Oculus co-founder Palmer Luckey, who left Facebook in March, wants to build a wall... with LIDAR sensors:
Palmer Freeman Luckey was the kind of wunderkind Silicon Valley venerates. When he was just 21, he made an overnight fortune selling his start-up, a company called Oculus VR that made virtual-reality gear, to Facebook for $2 billion in 2014.
But the success story took a sideways turn this year when Mr.
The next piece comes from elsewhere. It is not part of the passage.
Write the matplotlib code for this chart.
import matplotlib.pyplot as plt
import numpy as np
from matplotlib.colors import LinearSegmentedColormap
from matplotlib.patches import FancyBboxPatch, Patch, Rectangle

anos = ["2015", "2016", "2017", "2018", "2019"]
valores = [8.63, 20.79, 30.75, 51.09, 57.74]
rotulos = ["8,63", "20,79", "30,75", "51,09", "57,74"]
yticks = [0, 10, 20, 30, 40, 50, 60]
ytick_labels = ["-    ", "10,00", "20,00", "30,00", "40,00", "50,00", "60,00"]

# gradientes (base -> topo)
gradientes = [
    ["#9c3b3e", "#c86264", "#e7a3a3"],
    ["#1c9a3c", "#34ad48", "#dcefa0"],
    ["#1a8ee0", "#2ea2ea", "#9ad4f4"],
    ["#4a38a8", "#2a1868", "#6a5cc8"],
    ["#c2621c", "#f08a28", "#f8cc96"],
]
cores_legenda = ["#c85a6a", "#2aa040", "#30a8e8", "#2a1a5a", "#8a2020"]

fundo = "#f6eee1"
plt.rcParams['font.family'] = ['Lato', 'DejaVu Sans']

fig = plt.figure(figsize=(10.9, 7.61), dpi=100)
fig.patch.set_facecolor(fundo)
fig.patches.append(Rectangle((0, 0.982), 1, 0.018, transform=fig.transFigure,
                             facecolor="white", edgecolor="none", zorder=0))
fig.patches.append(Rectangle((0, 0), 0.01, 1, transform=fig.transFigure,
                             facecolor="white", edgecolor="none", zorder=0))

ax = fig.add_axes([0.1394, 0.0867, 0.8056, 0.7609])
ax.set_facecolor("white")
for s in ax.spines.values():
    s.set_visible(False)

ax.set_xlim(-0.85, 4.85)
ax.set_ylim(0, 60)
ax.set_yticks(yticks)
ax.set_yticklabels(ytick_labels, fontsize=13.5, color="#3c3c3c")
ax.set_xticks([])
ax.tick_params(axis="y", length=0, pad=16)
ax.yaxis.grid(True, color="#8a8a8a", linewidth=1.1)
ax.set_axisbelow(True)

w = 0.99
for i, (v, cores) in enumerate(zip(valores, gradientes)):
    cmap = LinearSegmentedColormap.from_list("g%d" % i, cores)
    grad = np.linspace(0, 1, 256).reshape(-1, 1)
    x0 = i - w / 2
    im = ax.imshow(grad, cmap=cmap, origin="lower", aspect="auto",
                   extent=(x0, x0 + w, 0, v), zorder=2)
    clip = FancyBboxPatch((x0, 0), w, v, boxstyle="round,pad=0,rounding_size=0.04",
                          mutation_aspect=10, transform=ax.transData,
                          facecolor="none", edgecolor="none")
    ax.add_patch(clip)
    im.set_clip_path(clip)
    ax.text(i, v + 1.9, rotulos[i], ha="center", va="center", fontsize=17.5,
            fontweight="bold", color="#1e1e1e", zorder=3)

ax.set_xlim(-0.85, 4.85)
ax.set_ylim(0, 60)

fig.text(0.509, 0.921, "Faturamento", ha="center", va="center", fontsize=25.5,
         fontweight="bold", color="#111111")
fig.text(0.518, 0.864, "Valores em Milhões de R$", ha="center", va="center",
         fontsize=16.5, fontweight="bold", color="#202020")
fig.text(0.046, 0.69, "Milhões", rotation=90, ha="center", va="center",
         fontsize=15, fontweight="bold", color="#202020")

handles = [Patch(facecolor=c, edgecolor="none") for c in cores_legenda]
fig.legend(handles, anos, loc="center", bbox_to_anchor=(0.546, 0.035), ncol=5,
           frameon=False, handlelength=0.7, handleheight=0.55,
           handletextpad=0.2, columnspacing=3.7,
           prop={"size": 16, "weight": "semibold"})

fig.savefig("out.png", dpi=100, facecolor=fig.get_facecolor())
Luckey was pressured to leave Facebook months after news spread that he had secretly donated to an organization dedicated to spreading anti-Hillary Clinton internet memes.
[...] And he has a new start-up in the works, a company that is developing surveillance technology that could be deployed on borders between countries and around military bases, according to three people familiar with the plan who asked for anonymity because it's still confidential. They said the investment fund run by Peter Thiel, a technology adviser to Mr. Trump, planned to support the effort.
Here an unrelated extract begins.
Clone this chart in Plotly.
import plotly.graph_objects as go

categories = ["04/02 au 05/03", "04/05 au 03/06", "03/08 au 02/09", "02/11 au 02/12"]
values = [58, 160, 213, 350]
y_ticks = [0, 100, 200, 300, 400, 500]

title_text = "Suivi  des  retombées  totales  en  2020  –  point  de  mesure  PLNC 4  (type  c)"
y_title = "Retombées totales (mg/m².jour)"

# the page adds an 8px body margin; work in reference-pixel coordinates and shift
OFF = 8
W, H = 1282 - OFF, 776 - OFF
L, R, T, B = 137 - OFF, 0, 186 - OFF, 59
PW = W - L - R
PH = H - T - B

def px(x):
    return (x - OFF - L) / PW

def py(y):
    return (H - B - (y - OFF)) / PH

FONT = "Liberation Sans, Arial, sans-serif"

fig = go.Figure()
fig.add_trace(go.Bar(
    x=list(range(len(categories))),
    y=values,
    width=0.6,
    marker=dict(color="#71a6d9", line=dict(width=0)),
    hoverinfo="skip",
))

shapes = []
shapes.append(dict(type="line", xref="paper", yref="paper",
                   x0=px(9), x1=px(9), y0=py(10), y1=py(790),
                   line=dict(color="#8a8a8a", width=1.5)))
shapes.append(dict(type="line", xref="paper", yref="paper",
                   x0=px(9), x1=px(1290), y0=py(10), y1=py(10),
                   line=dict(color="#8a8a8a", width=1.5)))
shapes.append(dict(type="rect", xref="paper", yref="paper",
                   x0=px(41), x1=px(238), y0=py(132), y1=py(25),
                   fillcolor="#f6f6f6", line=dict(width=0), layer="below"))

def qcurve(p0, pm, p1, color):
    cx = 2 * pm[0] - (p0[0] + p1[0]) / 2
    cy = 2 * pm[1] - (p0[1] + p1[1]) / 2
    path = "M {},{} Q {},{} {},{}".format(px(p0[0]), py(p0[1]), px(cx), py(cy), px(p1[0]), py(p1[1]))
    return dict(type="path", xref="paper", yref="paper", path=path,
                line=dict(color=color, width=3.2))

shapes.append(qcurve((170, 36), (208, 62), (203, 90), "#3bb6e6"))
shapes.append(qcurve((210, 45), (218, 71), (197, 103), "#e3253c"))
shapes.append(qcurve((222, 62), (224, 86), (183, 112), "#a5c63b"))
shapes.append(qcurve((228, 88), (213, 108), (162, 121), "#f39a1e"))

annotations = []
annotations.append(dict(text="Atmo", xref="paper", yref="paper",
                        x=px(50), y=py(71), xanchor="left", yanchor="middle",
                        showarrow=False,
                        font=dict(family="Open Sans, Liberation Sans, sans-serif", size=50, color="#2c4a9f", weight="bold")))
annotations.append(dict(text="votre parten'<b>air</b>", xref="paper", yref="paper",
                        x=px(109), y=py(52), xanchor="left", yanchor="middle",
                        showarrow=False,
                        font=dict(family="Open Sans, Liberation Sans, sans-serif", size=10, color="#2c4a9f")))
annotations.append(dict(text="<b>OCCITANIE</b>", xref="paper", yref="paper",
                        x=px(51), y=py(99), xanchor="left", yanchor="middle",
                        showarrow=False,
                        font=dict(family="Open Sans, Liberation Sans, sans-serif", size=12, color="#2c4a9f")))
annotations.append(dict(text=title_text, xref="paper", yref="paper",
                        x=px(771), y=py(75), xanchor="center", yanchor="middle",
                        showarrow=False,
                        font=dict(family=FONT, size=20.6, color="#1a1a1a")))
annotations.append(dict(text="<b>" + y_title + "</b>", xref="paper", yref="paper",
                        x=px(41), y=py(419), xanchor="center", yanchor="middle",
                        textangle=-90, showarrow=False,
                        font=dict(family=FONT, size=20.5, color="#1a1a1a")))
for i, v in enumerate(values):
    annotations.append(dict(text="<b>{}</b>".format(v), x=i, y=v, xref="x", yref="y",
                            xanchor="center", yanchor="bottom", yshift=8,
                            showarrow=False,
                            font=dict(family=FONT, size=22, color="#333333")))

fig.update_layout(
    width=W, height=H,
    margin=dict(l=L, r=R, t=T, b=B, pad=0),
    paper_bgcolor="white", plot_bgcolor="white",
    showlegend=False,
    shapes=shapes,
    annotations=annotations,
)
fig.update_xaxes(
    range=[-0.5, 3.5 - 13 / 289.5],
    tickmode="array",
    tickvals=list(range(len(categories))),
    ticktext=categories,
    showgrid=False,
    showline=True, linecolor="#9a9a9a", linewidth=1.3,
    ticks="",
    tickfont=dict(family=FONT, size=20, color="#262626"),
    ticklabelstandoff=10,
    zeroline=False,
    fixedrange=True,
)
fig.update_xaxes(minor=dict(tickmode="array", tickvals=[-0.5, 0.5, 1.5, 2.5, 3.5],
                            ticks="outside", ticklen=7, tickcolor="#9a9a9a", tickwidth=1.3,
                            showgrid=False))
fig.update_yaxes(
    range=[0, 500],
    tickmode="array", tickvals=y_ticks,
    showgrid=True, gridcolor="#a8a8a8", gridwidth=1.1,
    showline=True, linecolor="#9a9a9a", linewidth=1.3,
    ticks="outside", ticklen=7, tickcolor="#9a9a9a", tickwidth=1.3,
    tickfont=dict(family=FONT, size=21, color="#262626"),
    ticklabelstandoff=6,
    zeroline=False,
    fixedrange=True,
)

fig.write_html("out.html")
In an emailed statement, Mr. Luckey confirmed that he was working on a defense-related start-up. "We are spending more than ever on defense technology, yet the pace of innovation has been slowing for decades," he wrote. "We need a new kind of defense company, one that will save taxpayer dollars while creating superior technology to keep our troops and citizens safer."
Also at BBC, CNET, Boing Boing, PCMag, and Engadget.
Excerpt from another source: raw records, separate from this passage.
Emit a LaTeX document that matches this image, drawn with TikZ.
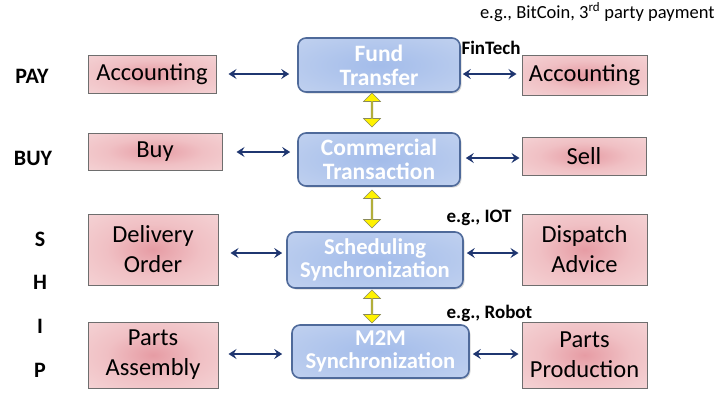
\documentclass[tikz,border=0pt]{standalone}
\usepackage{fontspec}
\setmainfont{Carlito}
\usetikzlibrary{shapes.arrows,shadows,arrows.meta}
\definecolor{navy}{HTML}{1F3670}
\definecolor{boxedge}{HTML}{4F6A9A}
\definecolor{bluein}{HTML}{A3BCEA}
\definecolor{blueout}{HTML}{D0DCF2}
\definecolor{pinkin}{HTML}{E69CA4}
\definecolor{pinkmid}{HTML}{F0C0C4}
\definecolor{pinkout}{HTML}{F9E6E6}
\definecolor{pinkedge}{HTML}{6E6E6E}
\definecolor{yarrowedge}{HTML}{8A8A5A}
\pgfdeclareradialshading{pinkshade}{\pgfpoint{0bp}{0bp}}{color(0bp)=(pinkin); color(18bp)=(pinkmid); color(55bp)=(pinkout); color(100bp)=(pinkout)}
\pgfdeclareradialshading{blueshade}{\pgfpoint{0bp}{0bp}}{color(0bp)=(bluein); color(55bp)=(blueout); color(100bp)=(blueout)}
\begin{document}
\begin{tikzpicture}[x=1pt,y=-1pt,
  bluebox/.style={draw=boxedge, line width=1.6pt, rounded corners=8pt,
    shading=blueshade, text=white,
    font=\fontsize{22.6}{23}\selectfont\bfseries, align=center, inner sep=0pt,
    drop shadow={opacity=0.3, shadow xshift=1.5pt, shadow yshift=-1.5pt}},
  bigblue/.style={font=\fontsize{23.5}{24}\selectfont\bfseries},
  pinkbox/.style={draw=pinkedge, line width=1pt,
    shading=pinkshade, text=black,
    font=\fontsize{24.5}{30}\selectfont, align=center, inner sep=0pt},
  biarrow/.style={draw=navy, line width=2.2pt, {Stealth[length=8pt,width=10pt,inset=3pt]}-{Stealth[length=8pt,width=10pt,inset=3pt]}},
  yarrow/.style={double arrow, shape border rotate=90, fill=yellow, draw=yarrowedge,
    line width=0.6pt, minimum width=17pt, double arrow head extend=3pt, inner sep=0pt},
  sidelabel/.style={font=\fontsize{22}{22}\selectfont\bfseries},
  note/.style={font=\fontsize{19}{19}\selectfont\bfseries, anchor=west}
]
\useasboundingbox (0,0) rectangle (722,392);

% centre column
\node[bluebox, bigblue, minimum width=162pt, minimum height=54pt] (fund) at (379,65) {Fund\\Transfer};
\node[bluebox, bigblue, minimum width=162pt, minimum height=53pt] (comm) at (379,159.5) {Commercial\\Transaction};
\node[bluebox, minimum width=176pt, minimum height=56pt] (sched) at (375,260) {Scheduling\\Synchronization};
\node[bluebox, minimum width=177pt, minimum height=53pt] (m2m) at (380.5,351.5) {M2M\\Synchronization};

% left column
\node[pinkbox, minimum width=128pt, minimum height=38pt] (accL) at (152,74) {Accounting};
\node[pinkbox, minimum width=134pt, minimum height=37pt] (buy) at (155,151.5) {Buy};
\node[pinkbox, minimum width=130pt, minimum height=71pt] (deliv) at (153,249.5) {Delivery\\Order};
\node[pinkbox, minimum width=130pt, minimum height=66pt] (assem) at (153,355) {Parts\\Assembly};

% right column
\node[pinkbox, minimum width=125pt, minimum height=40pt] (accR) at (584.5,75) {Accounting};
\node[pinkbox, minimum width=124pt, minimum height=38pt] (sell) at (584,156) {Sell};
\node[pinkbox, minimum width=125pt, minimum height=71pt] (disp) at (584.5,249.5) {Dispatch\\Advice};
\node[pinkbox, minimum width=125pt, minimum height=66pt] (prod) at (584.5,355) {Parts\\Production};

% side labels
\node[sidelabel] (pay) at (32,76) {PAY};
\node[sidelabel] (buyl) at (33,158) {BUY};
\node[sidelabel] (s) at (40,239) {S};
\node[sidelabel] (h) at (40,282) {H};
\node[sidelabel] (i) at (40,326) {I};
\node[sidelabel] (p) at (40,370) {P};

% notes
\node[font=\fontsize{18.5}{18.5}\selectfont, anchor=east] (btc) at (718,12) {e.g., BitCoin, 3\textsuperscript{rd} party payment};
\node[note] (fintech) at (458,48) {FinTech};
\node[note] (iot) at (443,218) {e.g., IOT};
\node[note] (robot) at (443,313) {e.g., Robot};

% horizontal connectors
\coordinate (r1) at (0,74);
\coordinate (r2a) at (0,152);
\coordinate (r2b) at (0,158);
\coordinate (r3) at (0,253);
\coordinate (r4) at (0,354);
\draw[biarrow] ([xshift=12pt]accL.east |- r1) -- ([xshift=-8pt]fund.west |- r1);
\draw[biarrow] ([xshift=2pt]fund.east |- r1) -- ([xshift=-5pt]accR.west |- r1);
\draw[biarrow] ([xshift=14pt]buy.east |- r2a) -- ([xshift=-7pt]comm.west |- r2a);
\draw[biarrow] ([xshift=5pt]comm.east |- r2b) -- ([xshift=-2pt]sell.west |- r2b);
\draw[biarrow] ([xshift=12pt]deliv.east |- r3) -- ([xshift=-4pt]sched.west |- r3);
\draw[biarrow] ([xshift=3pt]sched.east |- r3) -- ([xshift=-3pt]disp.west |- r3);
\draw[biarrow] ([xshift=10pt]assem.east |- r4) -- ([xshift=-9pt]m2m.west |- r4);
\draw[biarrow] ([xshift=3pt]m2m.east |- r4) -- ([xshift=-3pt]prod.west |- r4);

% vertical yellow arrows
\node[yarrow, minimum height=34pt] (y1) at (372,110) {};
\node[yarrow, minimum height=38pt] (y2) at (372,209) {};
\node[yarrow, minimum height=33pt] (y3) at (372,306.5) {};
\end{tikzpicture}
\end{document}
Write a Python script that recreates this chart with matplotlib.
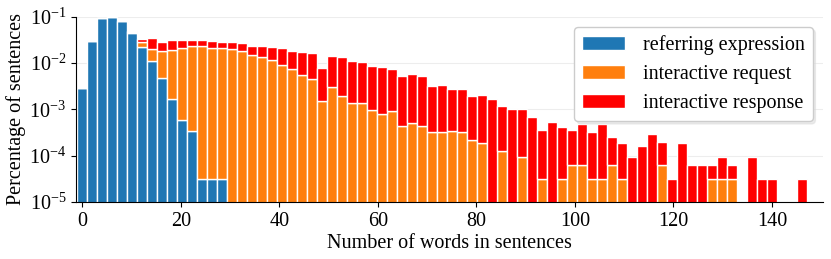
import matplotlib
matplotlib.use("Agg")
import matplotlib.pyplot as plt
import numpy as np

plt.rcParams["font.family"] = "serif"
plt.rcParams["font.serif"] = ["Liberation Serif", "DejaVu Serif"]
plt.rcParams["mathtext.fontset"] = "stix"

# bin centres (number of words), 73 bins
word_bins = np.linspace(0, 146, 73)

referring = [
    2.92e-3, 3.03e-2, 9.37e-2, 1.00e-1, 7.95e-2, 4.37e-2, 2.21e-2, 1.10e-2, 4.8e-3, 1.64e-3,
    6.0e-4, 3.4e-4, 3.2e-5, 3.2e-5, 3.2e-5, 0, 0, 0, 0, 0,
    0, 0, 0, 0, 0, 0, 0, 0, 0, 0,
    0, 0, 0, 0, 0, 0, 0, 0, 0, 0,
    0, 0, 0, 0, 0, 0, 0, 0, 0, 0,
    0, 0, 0, 0, 0, 0, 0, 0, 0, 0,
    0, 0, 0, 0, 0, 0, 0, 0, 0, 0,
    0, 0, 0,
]

request = [
    0, 0, 0, 0, 0, 2.3e-3, 5.8e-3, 9.4e-3, 1.33e-2, 1.78e-2,
    2.08e-2, 2.26e-2, 2.36e-2, 2.14e-2, 2.14e-2, 2.0e-2, 1.81e-2, 1.49e-2, 1.35e-2, 1.14e-2,
    9.2e-3, 7.3e-3, 5.6e-3, 4.6e-3, 1.48e-3, 2.97e-3, 1.93e-3, 1.34e-3, 1.34e-3, 9.5e-4,
    7.9e-4, 9.1e-4, 4.4e-4, 5.0e-4, 4.4e-4, 3.2e-4, 3.2e-4, 3.4e-4, 3.2e-4, 2.2e-4,
    1.9e-4, 0, 1.25e-4, 0, 9.5e-5, 0, 3.2e-5, 0, 3.2e-5, 6.4e-5,
    6.4e-5, 3.2e-5, 3.2e-5, 6.4e-5, 3.2e-5, 0, 0, 0, 6.4e-5, 0,
    0, 0, 0, 3.2e-5, 3.2e-5, 3.2e-5, 0, 0, 0, 0,
    0, 0, 0,
]

response = [
    0, 0, 0, 0, 0, 3.1e-3, 5.1e-3, 1.43e-2, 1.03e-2, 1.15e-2,
    1.05e-2, 8.4e-3, 8.3e-3, 7.9e-3, 7.5e-3, 7.9e-3, 8.4e-3, 8.7e-3, 1.01e-2, 1.07e-2,
    1.15e-2, 1.08e-2, 1.19e-2, 1.15e-2, 6.2e-3, 1.11e-2, 1.13e-2, 9.7e-3, 9.0e-3, 7.75e-3,
    7.26e-3, 6.5e-3, 4.86e-3, 5.27e-3, 4.86e-3, 2.86e-3, 3.07e-3, 2.43e-3, 2.37e-3, 1.74e-3,
    1.84e-3, 1.64e-3, 1.03e-3, 1.01e-3, 9.2e-4, 6.7e-4, 3.2e-4, 5.4e-4, 3.8e-4, 2.9e-4,
    4.2e-4, 2.9e-4, 4.5e-4, 1.9e-4, 1.6e-4, 9.6e-5, 1.6e-4, 2.9e-4, 1.3e-4, 3.2e-5,
    1.9e-4, 6.4e-5, 6.4e-5, 3.2e-5, 6.4e-5, 3.2e-5, 0, 9.6e-5, 3.2e-5, 3.2e-5,
    0, 0, 3.2e-5,
]

labels = ["referring expression", "interactive request", "interactive response"]
colors = ["#1f77b4", "#ff7f0e", "#ff0000"]
y_ticks = [1e-5, 1e-4, 1e-3, 1e-2, 1e-1]
x_ticks = [0, 20, 40, 60, 80, 100, 120, 140]

fig = plt.figure(figsize=(8.31, 2.59), dpi=100)
ax = fig.add_axes([0.0915, 0.22, 0.8985, 0.7155])
ax.set_yscale("log")

bar_width = word_bins[1] - word_bins[0]
ref = np.array(referring)
req = np.array(request)
res = np.array(response)

ax.bar(word_bins, ref, bar_width, color=colors[0], edgecolor="white", linewidth=1, label=labels[0])
ax.bar(word_bins, req, bar_width, bottom=ref, color=colors[1], edgecolor="white", linewidth=1, label=labels[1])
ax.bar(word_bins, res, bar_width, bottom=ref + req, color=colors[2], edgecolor="white", linewidth=1,
       label=labels[2])

ax.set_ylim(1e-5, 1e-1)
ax.set_xlim(-1.3, 150.3)
ax.set_yticks(y_ticks)
ax.set_xticks(x_ticks)
ax.minorticks_off()
ax.yaxis.grid(True, color="0.93", linewidth=0.8)
ax.set_axisbelow(True)
for side in ["top", "right"]:
    ax.spines[side].set_visible(False)

ax.tick_params(labelsize=14.5)
ax.set_xlabel("Number of words in sentences", fontsize=14.5, labelpad=2)
ax.set_ylabel("Percentage of sentences", fontsize=14.5, labelpad=2)

ax.legend(loc="upper right", fontsize=14.5, handlelength=2.1, handletextpad=0.9,
          labelspacing=0.5, borderaxespad=0.5, shadow={"color": "0.85"})

fig.savefig("out.png", dpi=100)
(Score: 0) by Anonymous Coward on Wednesday June 07 2017, @03:06PM
Area 51 is easier. They have enough security to check those things out any time there's a question about it. Plus, they use multiple kinds of sensors, so they can correlate those together to figure out what it is.
The point of the virtual wall is that there's too much border to secure and much of it is literally in the middle of nowhere where the only thing there is the border. Just getting out there to check is rather challenging.